The son of a scenic designer, McMillen, a Santa Monica native, entered Cal State Northridge as an engineering major but switched to sculpture, in part because science didn’t give him “the satisfaction of seeing a physical product.” His original ambition was teaching, but he fell into prop building for films (which he continues to do for a living) because there were no teaching positions available after he left UCLA with a master’s in fine arts. Fascinated with architecture, McMillen also builds full-scale installations that have ranged from a musty garage inhabited by a broken-down car to a miniature desert complete with industrial site, mobile home and rusty machinery.

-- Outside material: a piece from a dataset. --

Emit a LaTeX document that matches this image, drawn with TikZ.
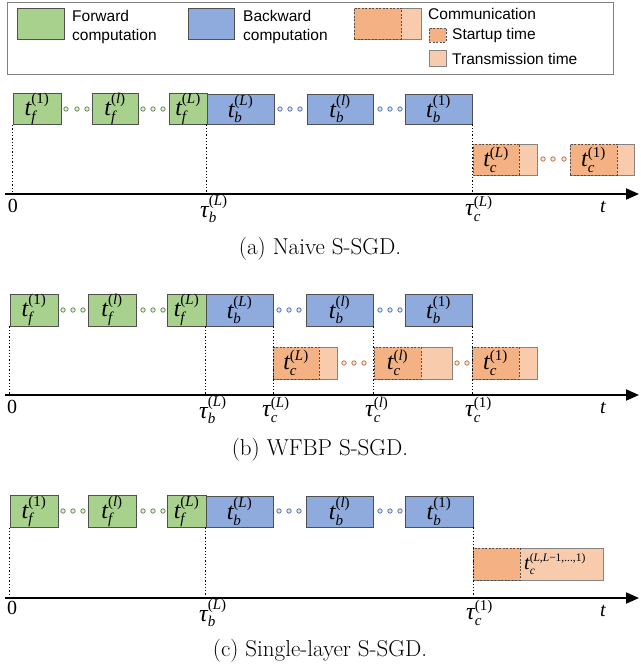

He is reluctant to reveal the meaning behind many of the recurring symbols in his work--he’d rather leave that up to the viewer. What do the pipes represent? “Conduits for the flow of information.” The numerical sequence 13313 engraved in many of his pieces? “A cryptic number.” Skeletons? “Another acknowledgment of the temporal nature of life.”
One particularly brain-teasing work is “Mrs. Grant’s Shrine,” an assemblage with a clocklike body that houses messages in foreign languages, a cartoon of Pavlov and his dog, an advertisement for Mrs. Grant, spiritual psychic, and other assorted gizmos (thermometer, skeletons, razor blade). In the center is a group of concentric circles surrounding a cap of a cosmetics can that pictures an all-knowing eye, perhaps of Horus.
“I’ve always been interested in shrines, not that I’m especially religious but because they’re folk objects with a certain power, because they deal with the unseen,” he said. “In that work I was trying to give a sense of time and a strange belief system. It’s an amalgam of different philosophical points of view, like an altarpiece. It’s one person’s search for God knows what.”
A painter of burning cars, volcanic eruptions and other images that could be viewed as something less than euphoric, McMillen says he’s “sure there’s always a negative element, but the fact that I’m making art is an act of faith. There are some apocalyptic visions. They’re a blend of comedy and tragedy, like life is.”
Areas he’d still like to explore? “I’d like to design a building or an interior,” he said. “What I’d really love to do is use an abandoned hotel and make an amazing journey to go through that would transform you by the time you reached the other end.”